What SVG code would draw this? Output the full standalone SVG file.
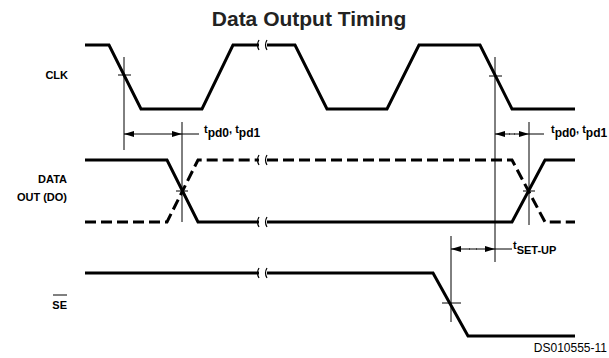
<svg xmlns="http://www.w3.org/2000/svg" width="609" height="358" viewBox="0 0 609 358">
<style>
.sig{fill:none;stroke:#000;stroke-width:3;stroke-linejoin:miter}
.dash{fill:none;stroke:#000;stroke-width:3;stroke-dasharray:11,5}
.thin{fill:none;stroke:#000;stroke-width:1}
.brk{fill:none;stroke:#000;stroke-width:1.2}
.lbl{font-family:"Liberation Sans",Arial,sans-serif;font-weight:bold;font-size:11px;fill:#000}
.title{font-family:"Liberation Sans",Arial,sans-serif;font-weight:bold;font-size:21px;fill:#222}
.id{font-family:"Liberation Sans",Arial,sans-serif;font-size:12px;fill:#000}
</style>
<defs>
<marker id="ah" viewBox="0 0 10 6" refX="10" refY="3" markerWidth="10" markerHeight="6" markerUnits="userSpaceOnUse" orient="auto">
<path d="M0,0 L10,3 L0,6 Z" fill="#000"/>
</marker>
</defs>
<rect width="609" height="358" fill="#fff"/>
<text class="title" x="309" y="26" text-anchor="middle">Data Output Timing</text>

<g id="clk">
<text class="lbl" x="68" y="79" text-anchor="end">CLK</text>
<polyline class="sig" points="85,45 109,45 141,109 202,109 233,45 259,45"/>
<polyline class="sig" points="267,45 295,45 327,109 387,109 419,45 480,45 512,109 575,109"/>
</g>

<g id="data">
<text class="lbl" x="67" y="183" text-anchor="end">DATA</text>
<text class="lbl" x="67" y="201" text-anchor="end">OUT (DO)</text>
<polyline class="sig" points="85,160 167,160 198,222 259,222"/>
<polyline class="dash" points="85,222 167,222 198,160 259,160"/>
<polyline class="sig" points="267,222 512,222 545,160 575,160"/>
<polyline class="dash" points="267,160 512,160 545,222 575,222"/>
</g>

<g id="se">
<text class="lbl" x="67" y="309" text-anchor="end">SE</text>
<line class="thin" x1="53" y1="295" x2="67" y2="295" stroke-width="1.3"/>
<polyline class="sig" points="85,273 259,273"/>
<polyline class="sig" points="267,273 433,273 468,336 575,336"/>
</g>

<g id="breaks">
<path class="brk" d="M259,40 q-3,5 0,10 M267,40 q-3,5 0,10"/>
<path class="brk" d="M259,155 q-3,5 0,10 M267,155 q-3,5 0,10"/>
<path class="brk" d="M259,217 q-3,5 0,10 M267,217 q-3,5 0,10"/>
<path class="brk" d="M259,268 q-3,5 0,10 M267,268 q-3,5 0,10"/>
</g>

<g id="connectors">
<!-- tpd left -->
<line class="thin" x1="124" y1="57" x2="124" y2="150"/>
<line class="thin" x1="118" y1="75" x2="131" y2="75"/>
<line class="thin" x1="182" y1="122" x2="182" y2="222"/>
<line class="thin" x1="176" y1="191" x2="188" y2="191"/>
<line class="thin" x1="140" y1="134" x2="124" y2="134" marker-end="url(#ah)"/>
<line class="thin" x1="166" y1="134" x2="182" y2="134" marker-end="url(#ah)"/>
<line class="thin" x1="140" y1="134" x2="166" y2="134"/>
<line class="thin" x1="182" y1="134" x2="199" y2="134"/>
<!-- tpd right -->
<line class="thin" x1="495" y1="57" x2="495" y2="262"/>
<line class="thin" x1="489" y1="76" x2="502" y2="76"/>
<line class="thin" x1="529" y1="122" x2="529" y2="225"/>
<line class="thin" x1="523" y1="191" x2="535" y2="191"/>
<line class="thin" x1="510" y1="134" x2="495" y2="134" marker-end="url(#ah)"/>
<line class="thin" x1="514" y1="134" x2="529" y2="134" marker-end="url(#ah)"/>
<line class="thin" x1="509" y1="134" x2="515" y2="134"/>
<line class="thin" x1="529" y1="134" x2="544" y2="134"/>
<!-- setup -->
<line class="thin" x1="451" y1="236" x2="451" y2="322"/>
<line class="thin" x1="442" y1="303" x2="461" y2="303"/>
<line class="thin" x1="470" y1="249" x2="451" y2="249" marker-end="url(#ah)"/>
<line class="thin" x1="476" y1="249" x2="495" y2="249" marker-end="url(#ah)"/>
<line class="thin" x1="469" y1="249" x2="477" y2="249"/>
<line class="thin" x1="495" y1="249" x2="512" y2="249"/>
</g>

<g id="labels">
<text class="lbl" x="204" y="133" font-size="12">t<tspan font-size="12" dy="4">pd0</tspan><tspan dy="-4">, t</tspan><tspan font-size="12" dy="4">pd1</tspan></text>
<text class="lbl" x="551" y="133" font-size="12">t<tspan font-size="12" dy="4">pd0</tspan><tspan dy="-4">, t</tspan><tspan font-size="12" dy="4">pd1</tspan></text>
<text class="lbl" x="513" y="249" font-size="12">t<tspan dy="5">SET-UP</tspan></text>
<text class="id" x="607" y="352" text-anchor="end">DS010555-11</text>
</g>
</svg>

Given problem: Omit every picture, then reproduce the rest of the listing exactly.

Solution to this task:
What SVG code would draw this? Output the full standalone SVG file.
<svg xmlns="http://www.w3.org/2000/svg" width="609" height="358" viewBox="0 0 609 358">
<style>
.sig{fill:none;stroke:#000;stroke-width:3;stroke-linejoin:miter}
.dash{fill:none;stroke:#000;stroke-width:3;stroke-dasharray:11,5}
.thin{fill:none;stroke:#000;stroke-width:1}
.brk{fill:none;stroke:#000;stroke-width:1.2}
.lbl{font-family:"Liberation Sans",Arial,sans-serif;font-weight:bold;font-size:11px;fill:#000}
.title{font-family:"Liberation Sans",Arial,sans-serif;font-weight:bold;font-size:21px;fill:#222}
.id{font-family:"Liberation Sans",Arial,sans-serif;font-size:12px;fill:#000}
</style>
<defs>
<marker id="ah" viewBox="0 0 10 6" refX="10" refY="3" markerWidth="10" markerHeight="6" markerUnits="userSpaceOnUse" orient="auto">
<path d="M0,0 L10,3 L0,6 Z" fill="#000"/>
</marker>
</defs>
<rect width="609" height="358" fill="#fff"/>
<text class="title" x="309" y="26" text-anchor="middle">Data Output Timing</text>

<g id="clk">
<text class="lbl" x="68" y="79" text-anchor="end">CLK</text>
<polyline class="sig" points="85,45 109,45 141,109 202,109 233,45 259,45"/>
<polyline class="sig" points="267,45 295,45 327,109 387,109 419,45 480,45 512,109 575,109"/>
</g>

<g id="data">
<text class="lbl" x="67" y="183" text-anchor="end">DATA</text>
<text class="lbl" x="67" y="201" text-anchor="end">OUT (DO)</text>
<polyline class="sig" points="85,160 167,160 198,222 259,222"/>
<polyline class="dash" points="85,222 167,222 198,160 259,160"/>
<polyline class="sig" points="267,222 512,222 545,160 575,160"/>
<polyline class="dash" points="267,160 512,160 545,222 575,222"/>
</g>

<g id="se">
<text class="lbl" x="67" y="309" text-anchor="end">SE</text>
<line class="thin" x1="53" y1="295" x2="67" y2="295" stroke-width="1.3"/>
<polyline class="sig" points="85,273 259,273"/>
<polyline class="sig" points="267,273 433,273 468,336 575,336"/>
</g>

<g id="breaks">
<path class="brk" d="M259,40 q-3,5 0,10 M267,40 q-3,5 0,10"/>
<path class="brk" d="M259,155 q-3,5 0,10 M267,155 q-3,5 0,10"/>
<path class="brk" d="M259,217 q-3,5 0,10 M267,217 q-3,5 0,10"/>
<path class="brk" d="M259,268 q-3,5 0,10 M267,268 q-3,5 0,10"/>
</g>

<g id="connectors">
<!-- tpd left -->
<line class="thin" x1="124" y1="57" x2="124" y2="150"/>
<line class="thin" x1="118" y1="75" x2="131" y2="75"/>
<line class="thin" x1="182" y1="122" x2="182" y2="222"/>
<line class="thin" x1="176" y1="191" x2="188" y2="191"/>
<line class="thin" x1="140" y1="134" x2="124" y2="134" marker-end="url(#ah)"/>
<line class="thin" x1="166" y1="134" x2="182" y2="134" marker-end="url(#ah)"/>
<line class="thin" x1="140" y1="134" x2="166" y2="134"/>
<line class="thin" x1="182" y1="134" x2="199" y2="134"/>
<!-- tpd right -->
<line class="thin" x1="495" y1="57" x2="495" y2="262"/>
<line class="thin" x1="489" y1="76" x2="502" y2="76"/>
<line class="thin" x1="529" y1="122" x2="529" y2="225"/>
<line class="thin" x1="523" y1="191" x2="535" y2="191"/>
<line class="thin" x1="510" y1="134" x2="495" y2="134" marker-end="url(#ah)"/>
<line class="thin" x1="514" y1="134" x2="529" y2="134" marker-end="url(#ah)"/>
<line class="thin" x1="509" y1="134" x2="515" y2="134"/>
<line class="thin" x1="529" y1="134" x2="544" y2="134"/>
<!-- setup -->
<line class="thin" x1="451" y1="236" x2="451" y2="322"/>
<line class="thin" x1="442" y1="303" x2="461" y2="303"/>
<line class="thin" x1="470" y1="249" x2="451" y2="249" marker-end="url(#ah)"/>
<line class="thin" x1="476" y1="249" x2="495" y2="249" marker-end="url(#ah)"/>
<line class="thin" x1="469" y1="249" x2="477" y2="249"/>
<line class="thin" x1="495" y1="249" x2="512" y2="249"/>
</g>

<g id="labels">
<text class="lbl" x="204" y="133" font-size="12">t<tspan font-size="12" dy="4">pd0</tspan><tspan dy="-4">, t</tspan><tspan font-size="12" dy="4">pd1</tspan></text>
<text class="lbl" x="551" y="133" font-size="12">t<tspan font-size="12" dy="4">pd0</tspan><tspan dy="-4">, t</tspan><tspan font-size="12" dy="4">pd1</tspan></text>
<text class="lbl" x="513" y="249" font-size="12">t<tspan dy="5">SET-UP</tspan></text>
<text class="id" x="607" y="352" text-anchor="end">DS010555-11</text>
</g>
</svg>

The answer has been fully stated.